Yukarıdaki veriler, kırtasiye masraflarındaki artışın sadece ekonomik bir mesele olmadığını, aynı zamanda çocukların eğitim hakkından eşit koşullarda yararlanmadığını gösteren ve eğitimdeki eşitsizlikleri derinleştiren politik bir sorun olduğunu ortaya koymaktadır. Eğitimin temel materyallerinden yoksun öğrenciler eşitlikçi bir eğitimden de mahrum kalmaktadır. Bu eşisizliği giderme sorumluluğu, kamusal eğitimi öncelemesi gereken bakanlıktadır, devlettedir. Tüm bu eksiklikler, her çocuk için anayasal bir hak olan eğitime erişim hakkının ticarileştirilmesi, ulaşılamaz hale getirilmesi ve gasp edilmesi anlamına gelmektedir.”

Eğitim Sen açıklamasında ‘yapılması gerekenler’ ise şöyle sıralandı:

Özellikle ilköğretim çağındaki çocuklar için kırtasiye malzemeleri, okul çantası ve temel ihtiyaçların ücretsiz sağlanması devletin sorumluluğu olmalıdır. Bu adım hem velilerin ekonomik yükünü hafifletecek hem de her çocuğun eşit şartlarda eğitim alabilmesinin önünü açacaktır.

Piyasacı eğitim politikaları terk edilerek eğitimin her kademesinde kamu hizmeti anlayışı esas alınmalı, devlet tüm yurttaşlara eşit, ücretsiz ve nitelikli eğitim sunma sorumluluğunu yerine getirmelidir.

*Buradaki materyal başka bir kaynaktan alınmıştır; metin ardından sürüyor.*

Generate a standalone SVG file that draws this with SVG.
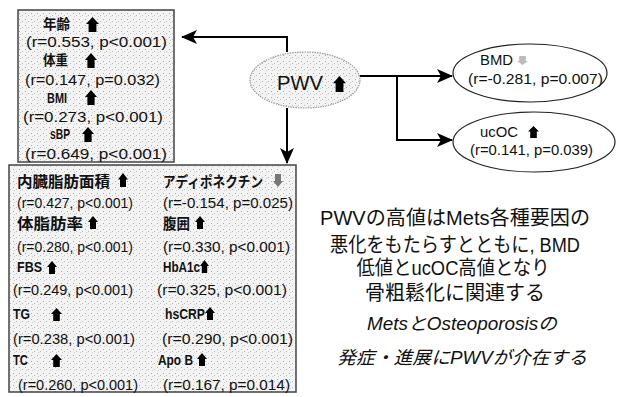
<svg xmlns="http://www.w3.org/2000/svg" xmlns:xlink="http://www.w3.org/1999/xlink" width="625" height="397" viewBox="0 0 625 397">
<style>
text{font-family:"Liberation Sans","Noto Sans CJK JP",sans-serif;fill:#111}
.lb{font-size:14px;font-weight:bold}
.jp{font-size:15px;font-weight:bold}
.nm{font-size:14px}
.big{font-size:20px}
.it{font-size:18px;font-style:italic}
.box{fill:url(#stip);stroke:#444;stroke-width:1.5}
.conn{fill:none;stroke:#000;stroke-width:2}
</style>
<defs>
<pattern id="stip" width="6" height="6" patternUnits="userSpaceOnUse">
<rect width="6" height="6" fill="#f3f3f3"/>
<rect x="1" y="1" width="1" height="1" fill="#aaa"/>
<rect x="4" y="3" width="1" height="1" fill="#bbb"/>
<rect x="2" y="4" width="1" height="1" fill="#ccc"/>
</pattern>
<symbol id="up" viewBox="0 0 10 12" preserveAspectRatio="none">
<path d="M5,0 L10,5.5 L8,5.5 L8,12 L2,12 L2,5.5 L0,5.5 Z"/>
</symbol>
<symbol id="down" viewBox="0 0 10 12" preserveAspectRatio="none">
<path d="M2,0 L8,0 L8,6.5 L10,6.5 L5,12 L0,6.5 L2,6.5 Z"/>
</symbol>
<marker id="ah" viewBox="0 0 16 14" refX="15" refY="7" markerWidth="16" markerHeight="14" markerUnits="userSpaceOnUse" orient="auto">
<path d="M0,0 L16,7 L0,14 L4,7 Z" fill="#000"/>
</marker>
</defs>
<rect width="625" height="397" fill="#fff"/>

<g id="connectors">
<path class="conn" d="M287,52 V37 H182" marker-end="url(#ah)"/>
<path class="conn" d="M287,108 V163" marker-end="url(#ah)"/>
<path class="conn" d="M360,76 H452" marker-end="url(#ah)"/>
<path class="conn" d="M397,76 V140 H452" marker-end="url(#ah)"/>
</g>

<g id="pwv">
<ellipse cx="305" cy="80" rx="55" ry="28" fill="url(#stip)" stroke="#999" stroke-width="1.2" stroke-dasharray="1.5 1"/>
<text class="big" x="277" y="90" textLength="46" lengthAdjust="spacingAndGlyphs">PWV</text>
<use href="#up" x="333" y="76" width="13" height="16"/>
</g>

<g id="bmd">
<ellipse cx="530" cy="73" rx="77" ry="29" fill="#fff" stroke="#222" stroke-width="1.2"/>
<text class="nm" x="480" y="65" textLength="33" lengthAdjust="spacingAndGlyphs">BMD</text>
<use href="#down" x="517" y="56" width="11" height="9" fill="#bbb"/>
<text class="nm" x="468" y="84" textLength="135" lengthAdjust="spacingAndGlyphs">(r=-0.281, p=0.007)</text>
</g>

<g id="ucoc">
<ellipse cx="534" cy="142" rx="81" ry="30" fill="#fff" stroke="#222" stroke-width="1.2"/>
<text class="nm" x="480" y="137" textLength="38" lengthAdjust="spacingAndGlyphs">ucOC</text>
<use href="#up" x="528" y="126" width="11" height="12"/>
<text class="nm" x="470" y="155" textLength="123" lengthAdjust="spacingAndGlyphs">(r=0.141, p=0.039)</text>
</g>

<g id="box-top">
<rect class="box" x="18" y="10" width="156" height="152"/>
<text class="lb" x="43" y="29" textLength="27" lengthAdjust="spacingAndGlyphs">年齢</text>
<use href="#up" x="86" y="17" width="13" height="15"/>
<text class="nm" x="26" y="47" textLength="141" lengthAdjust="spacingAndGlyphs">(r=0.553, p&lt;0.001)</text>
<text class="lb" x="43" y="65" textLength="25" lengthAdjust="spacingAndGlyphs">体重</text>
<use href="#up" x="85" y="53" width="12" height="15"/>
<text class="nm" x="25" y="85" textLength="135" lengthAdjust="spacingAndGlyphs">(r=0.147, p=0.032)</text>
<text class="lb" x="47" y="103" textLength="20" lengthAdjust="spacingAndGlyphs">BMI</text>
<use href="#up" x="85" y="90" width="12" height="15"/>
<text class="nm" x="23" y="122" textLength="140" lengthAdjust="spacingAndGlyphs">(r=0.273, p&lt;0.001)</text>
<text class="lb" x="50" y="139" textLength="20" lengthAdjust="spacingAndGlyphs">sBP</text>
<use href="#up" x="82" y="127" width="12" height="15"/>
<text class="nm" x="25" y="159" textLength="142" lengthAdjust="spacingAndGlyphs">(r=0.649, p&lt;0.001)</text>
</g>

<g id="box-bottom">
<rect class="box" x="9" y="165" width="287" height="227"/>
<text class="jp" x="17" y="187" textLength="93" lengthAdjust="spacingAndGlyphs">内臓脂肪面積</text>
<use href="#up" x="118" y="173" width="10" height="14"/>
<text class="nm" x="17" y="208" textLength="116" lengthAdjust="spacingAndGlyphs">(r=0.427, p&lt;0.001)</text>
<text class="jp" x="17" y="229" textLength="66" lengthAdjust="spacingAndGlyphs">体脂肪率</text>
<use href="#up" x="88" y="216" width="10" height="13"/>
<text class="nm" x="17" y="252" textLength="116" lengthAdjust="spacingAndGlyphs">(r=0.280, p&lt;0.001)</text>
<text class="lb" x="17" y="272" textLength="25" lengthAdjust="spacingAndGlyphs">FBS</text>
<use href="#up" x="47" y="261" width="10" height="13"/>
<text class="nm" x="13" y="295" textLength="120" lengthAdjust="spacingAndGlyphs">(r=0.249, p&lt;0.001)</text>
<text class="lb" x="13" y="319" textLength="17" lengthAdjust="spacingAndGlyphs">TG</text>
<use href="#up" x="51" y="308" width="11" height="13"/>
<text class="nm" x="13" y="344" textLength="122" lengthAdjust="spacingAndGlyphs">(r=0.238, p&lt;0.001)</text>
<text class="lb" x="13" y="365" textLength="15" lengthAdjust="spacingAndGlyphs">TC</text>
<use href="#up" x="51" y="354" width="11" height="13"/>
<text class="nm" x="18" y="390" textLength="120" lengthAdjust="spacingAndGlyphs">(r=0.260, p&lt;0.001)</text>

<text class="jp" x="163" y="187" textLength="100" lengthAdjust="spacingAndGlyphs">アディポネクチン</text>
<use href="#down" x="273" y="174" width="10" height="13" fill="#777"/>
<text class="nm" x="163" y="208" textLength="130" lengthAdjust="spacingAndGlyphs">(r=-0.154, p=0.025)</text>
<text class="jp" x="163" y="229" textLength="27" lengthAdjust="spacingAndGlyphs">腹囲</text>
<use href="#up" x="195" y="216" width="10" height="13"/>
<text class="nm" x="163" y="252" textLength="127" lengthAdjust="spacingAndGlyphs">(r=0.330, p&lt;0.001)</text>
<text class="lb" x="163" y="272" textLength="37" lengthAdjust="spacingAndGlyphs">HbA1c</text>
<use href="#up" x="200" y="260" width="9" height="13"/>
<text class="nm" x="157" y="295" textLength="130" lengthAdjust="spacingAndGlyphs">(r=0.325, p&lt;0.001)</text>
<text class="lb" x="165" y="319" textLength="40" lengthAdjust="spacingAndGlyphs">hsCRP</text>
<use href="#up" x="205" y="307" width="10" height="13"/>
<text class="nm" x="162" y="344" textLength="131" lengthAdjust="spacingAndGlyphs">(r=0.290, p&lt;0.001)</text>
<text class="lb" x="158" y="365" textLength="35" lengthAdjust="spacingAndGlyphs">Apo B</text>
<use href="#up" x="197" y="353" width="10" height="13"/>
<text class="nm" x="163" y="390" textLength="127" lengthAdjust="spacingAndGlyphs">(r=0.167, p=0.014)</text>
</g>

<g id="summary">
<text class="big" x="455" y="225" text-anchor="middle" textLength="270" lengthAdjust="spacingAndGlyphs">PWVの高値はMets各種要因の</text>
<text class="big" x="455" y="252" text-anchor="middle" textLength="250" lengthAdjust="spacingAndGlyphs">悪化をもたらすとともに, BMD</text>
<text class="big" x="453" y="275" text-anchor="middle" textLength="193" lengthAdjust="spacingAndGlyphs">低値とucOC高値となり</text>
<text class="big" x="455" y="300" text-anchor="middle" textLength="180" lengthAdjust="spacingAndGlyphs">骨粗鬆化に関連する</text>
<text class="it" x="462" y="330" text-anchor="middle" textLength="190" lengthAdjust="spacingAndGlyphs">MetsとOsteoporosisの</text>
<text class="it" x="462" y="364" text-anchor="middle" textLength="250" lengthAdjust="spacingAndGlyphs">発症・進展にPWVが介在する</text>
</g>
</svg>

Kırtasiye masrafları ve okullardaki harcamaların velilerin sırtına yüklenmesinden vazgeçilmeli, eğitim bütçesi acilen en az iki kat artırılmalı, her okulun ihtiyacına uygun ödenek sağlanmalı ve kimi okullarda 200 bin liraya varan bağış uygulamaları kesin biçimde yasaklanmalıdır.